Democrats are already looking at almost certainly losing control of the House this fall, so this may be both a “now or never” moment as well as a desperate attempt to distract voters from the unceasing and increasing economic pain brought to you by the Biden administration. I don’t think it’s going to play out the way Nadler and Ciccilline are hoping for, even if they can cobble together the votes for passage in the House, which, according to Punchbowl, is not a sure thing. Not only will this rightfully give Republicans yet another reason to turn out in November, Ciccillini’s bill appears to run afoul of the Supreme Court’s test for gun control laws laid out in New York State Rifle & Pistol Association v. Bruen, which requires governments to prove that a challenged law comports not only with the text of the Second Amendment, but the history and tradition of that right as its been exercised in this country, particularly at the time of the ratification of the Second and Fourteenth Amendments.

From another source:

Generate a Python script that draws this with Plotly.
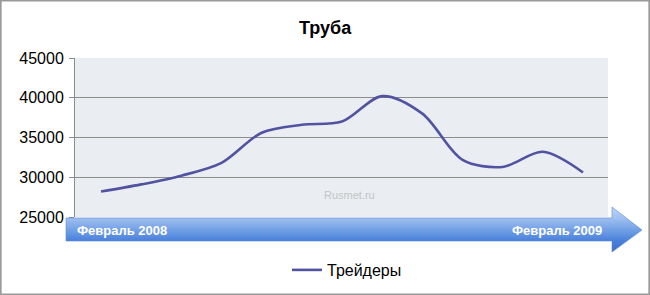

As we’ve pointed out here previously, there’s simply no historical analogue to the type of gun ban that Ciccillini is proposing here, other than the previous ban imposed in 1994 that was allowed to expire ten years later. It’s hard to call that a “longstanding” law, especially since the ban was not renewed, and the handful of other “assault weapons” bans that have been put in place in blue states like California since the 1990s are more outliers than evidence of a widespread view that the most commonly-sold rifles in the country aren’t protected by the right to keep and bear arms.
Of course, House Democrats are no more inclined to accept the Court’s opinion in Bruen than the New York lawmakers who’ve thumbed their nose at SCOTUS by passing new restrictions on concealed carry that are meant to make bearing arms for self-defense both incredibly onerous and legally dangerous. Their contempt for the Supreme Court and our constitutional right to keep and bear arms is clear. The future of Ciccillini’s legislation, on the other hand, is still decidedly murky despite today’s announcement by Nadler.